23.6.09

Trono da misericórdia


Deve ser predicado cristão: as pessoas têm que mostrar piedade com os desvalidos. Para depois fazerem gala da misericórdia. Os desgraçados de toda a espécie convocam a comiseração, sentimento dir-se-ia cristão – os cristãos diriam tratar-se apenas de um sentimento humano. Tenho para mim que a misericórdia apazigua a consciência de quem a pratica, sem cuidar dos que caíram na miserável condição que apela à compaixão.


A palavra maldita, quando se puxa lustro à misericórdia por outros, é "coitadinho". É humilhante. É, ao mesmo tempo, o lacre da suprema ignorância de quem a profere. Às cavalgaduras convencidas que compram a prestações um lugarzinho no céu à medida que forem fazendo misericórdia, nunca ocorreu adivinhar como se sentiriam se trocassem de lugar. Se, por um acidente de percurso, lhes calhasse em azar serem os destinatários da piedade alheia. Não quero acreditar que lhe comprazesse serem tratados com comiseração. Das duas, uma: se, por hipótese, gostassem de resvalar para vítimas da misericórdia, talvez assim selassem a sua profunda ignorância; ou é errada a lente pela qual filtro o problema.


A piedade não é descomprometida. Confunde-se com solidariedade, que deve ser desembainhada quando diante de nós surge um necessitado de qualquer espécie. A solidariedade foi inventada para socorrer os sobressaltados pela desgraça. Mandam os padrões: é quando somos tomados por nobres sentimentos que nos engrandecem. Desprendemo-nos da umbiguista individualidade e entregamos parte de nós aos desvalidos – nem que seja apenas (que este apenas é de uma grandiloquência pedante) acenando o véu da misericórdia.
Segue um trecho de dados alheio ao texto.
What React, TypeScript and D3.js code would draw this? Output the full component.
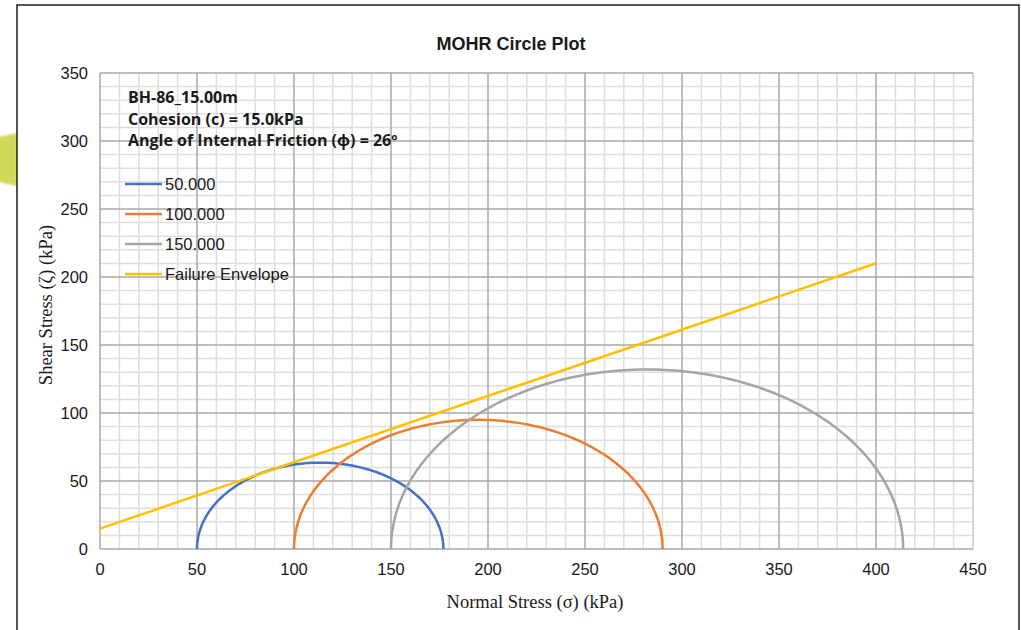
import { useMemo } from 'react';
import * as d3 from 'd3';

// Mohr circles (kPa)
const seriesNames = ['50.000', '100.000', '150.000'];
const sigma3 = [50, 100, 150];
const sigma1 = [177, 290, 414];
const seriesColors = ['#4472c4', '#ed7d31', '#a5a5a5'];

// Failure envelope
const cohesion = 15.0;
const phiDeg = 26;
const envelopeX = [0, 400];
const envelopeColor = '#ffc000';

const xTicks = [0, 50, 100, 150, 200, 250, 300, 350, 400, 450];
const yTicks = [0, 50, 100, 150, 200, 250, 300, 350];

const infoLines = ['BH-86_15.00m', 'Cohesion (c) = 15.0kPa', 'Angle of Internal Friction (ϕ) = 26º'];

const W = 1021;
const H = 630;
const margin = { left: 100, right: 48, top: 73, bottom: 81 };

export default function App() {
  const x = d3.scaleLinear().domain([0, 450]).range([margin.left, W - margin.right]);
  const y = d3.scaleLinear().domain([0, 350]).range([H - margin.bottom, margin.top]);

  const minorX = d3.range(0, 451, 10).filter(v => v % 50 !== 0);
  const minorY = d3.range(0, 351, 10).filter(v => v % 50 !== 0);

  const line = d3.line<[number, number]>().x(d => x(d[0])).y(d => y(d[1]));

  const circles = useMemo(() => sigma3.map((s3, i) => {
    const c = (s3 + sigma1[i]) / 2;
    const r = (sigma1[i] - s3) / 2;
    const pts: [number, number][] = d3.range(0, 181).map(a => {
      const t = Math.PI - (a * Math.PI) / 180;
      return [c + r * Math.cos(t), r * Math.sin(t)];
    });
    return pts;
  }), []);

  const tanPhi = Math.tan((phiDeg * Math.PI) / 180);
  const envelope: [number, number][] = envelopeX.map(v => [v, cohesion + v * tanPhi]);

  const sans = '"Liberation Sans", Arial, sans-serif';
  const serif = '"Liberation Serif", "Times New Roman", serif';

  return (
    <svg width={W} height={H} style={{ position: 'absolute', left: 0, top: 0, background: '#fff' }}>
      <defs>
        <filter id="blur" x="-50%" y="-50%" width="200%" height="200%">
          <feGaussianBlur stdDeviation="1.3" />
        </filter>
      </defs>
      {/* highlighter smudge on left edge */}
      <path d="M-6,138 L17,133 L17,186 L-6,181 Z" fill="#d4d85a" filter="url(#blur)" />

      {/* outer frame */}
      <path d={`M17,${H + 5} L17,5 L1019,5 L1019,${H + 5}`} fill="none" stroke="#1e1e1e" strokeWidth={1.5} />

      {/* minor grid */}
      <g stroke="#dedede" strokeWidth={1.5}>
        {minorX.map(v => <line key={`mx${v}`} x1={x(v)} x2={x(v)} y1={y(0)} y2={y(350)} />)}
        {minorY.map(v => <line key={`my${v}`} x1={x(0)} x2={x(450)} y1={y(v)} y2={y(v)} />)}
      </g>
      {/* major grid */}
      <g stroke="#a8a8a8" strokeWidth={1.5}>
        {xTicks.map(v => <line key={`Mx${v}`} x1={x(v)} x2={x(v)} y1={y(0)} y2={y(350)} stroke={v === 450 ? '#c8c8c8' : '#a8a8a8'} />)}
        {yTicks.map(v => <line key={`My${v}`} x1={x(0)} x2={x(450)} y1={y(v)} y2={y(v)} />)}
      </g>

      {/* tick labels */}
      <g fontFamily={sans} fontSize={16.5} fill="#1a1a1a">
        {yTicks.map(v => (
          <text key={`yl${v}`} x={x(0) - 12} y={y(v)} textAnchor="end" dominantBaseline="central">{v}</text>
        ))}
        {xTicks.map(v => (
          <text key={`xl${v}`} x={x(v)} y={575} textAnchor="middle">{v}</text>
        ))}
      </g>

      {/* circles */}
      {circles.map((pts, i) => (
        <path key={seriesNames[i]} d={line(pts) || ''} fill="none" stroke={seriesColors[i]} strokeWidth={2.5} />
      ))}
      {/* failure envelope */}
      <path d={line(envelope) || ''} fill="none" stroke={envelopeColor} strokeWidth={2.5} />

      {/* title */}
      <text x={511} y={50} textAnchor="middle" fontFamily={sans} fontWeight="bold" fontSize={18} fill="#1a1a1a">MOHR Circle Plot</text>

      {/* axis titles */}
      <text x={535} y={608} textAnchor="middle" fontFamily={serif} fontSize={18.5} fill="#1a1a1a">Normal Stress (σ) (kPa)</text>
      <text transform="translate(52,305) rotate(-90)" textAnchor="middle" fontFamily={serif} fontSize={18.5} fill="#1a1a1a">Shear Stress (ζ) (kPa)</text>

      {/* info block */}
      <g fontFamily='"Open Sans", "Noto Sans", sans-serif' fontWeight="bold" fontSize={16} fill="#1a1a1a">
        {infoLines.map((t, i) => (
          <text key={t} x={128} y={103 + i * 21.5}>{t}</text>
        ))}
      </g>

      {/* legend */}
      <g fontFamily={sans} fontSize={16.5} fill="#1a1a1a">
        {[...seriesNames, 'Failure Envelope'].map((name, i) => {
          const color = i < 3 ? seriesColors[i] : envelopeColor;
          const ly = 184 + i * 30;
          return (
            <g key={name}>
              <line x1={125} x2={162} y1={ly} y2={ly} stroke={color} strokeWidth={2.5} />
              <text x={165} y={ly + 6}>{name}</text>
            </g>
          );
        })}
      </g>
    </svg>
  );
}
Há um círculo vicioso na comiseração. Fazemos bem aos carenciados e, no rescaldo, sentimo-nos tão bem com o nosso eu. Se a misericórdia apenas corresponde a desonerar uma responsabilidade que vem de fora, só com o propósito de mostrar que fomos piedosos e achamos que os que receberam a nossa piedade se reconfortaram por dentro, a misericórdia é uma coisa vã. É um grotesco acto de egoísmo. O pior dos egoísmos, pois aparece mascarado com o véu da generosidade com os outros. O que conta é o sentimento que nos invade depois de praticarmos a comiseração que se impõe. Pouco importa se a piedade faz bem ou mal aos que a recebem. Pouco importa se os "coitadinhos" que assim tratamos se sentem humilhados com o tratamento. A misericórdia é uma falácia. Uma estrada de sentido único, por onde se passeia o invisível egoísmo.


Podem contrapor: e o que conta não é o acto e os efeitos que dele se aproveitam? Que interessam os meandros da comiseração se, no final da linha, houver quem se sente reconfortado? O preço que os desvalidos pagam por receberem a misericórdia dos "bem-postos" na vida é insuportável. É a humilhação a que se expõem de cada vez que os piedosos os fitam com ar de comiseração e se lhes solta o ultrajante "coitadinho". E os "bem-postos" na vida desembaraçam-se, de um golpe só, da atormentada consciência de estarem bem na vida – como se estar bem na vida fosse sórdido crime.


O mal pode estar na minha errada perspectiva, mas vejo os meirinhos da misericórdia como gente sobranceira que se encavalita num trono de onde asperge generosidade para que os necessitados o sejam menos. Todavia, ascendem a um trono, de onde olham, de cima para baixo, para a gente necessitada. Com honrosas excepções (os que fazem da ajuda aos carenciados um sacerdócio pessoal, com total descomprometimento), a gente excessiva que exige a si mesma a prática frequente da comiseração eleva-se ao pedestal da misericórdia. Um pedestal não deixa de ser um pedestal, nem que os que lá se colocam digam, como pretexto, que precisam do púlpito para praticar a caridade. Já que tanto se deifica a mirífica igualdade, só esta interrogação: como é compatível o trono da misericórdia com a igualdade, se o trono amplia o fosso entre os misericordiosos e os desvalidos?


Proponho a abolição da misericórdia? Longe de mim. Só proponho que a misericórdia seja silenciosa e discreta. Sem a espectacularidade da comiseração habitual, feita para mostrar que houve misericórdia feita. Essa é auto-misericórdia: a antítese da misericórdia.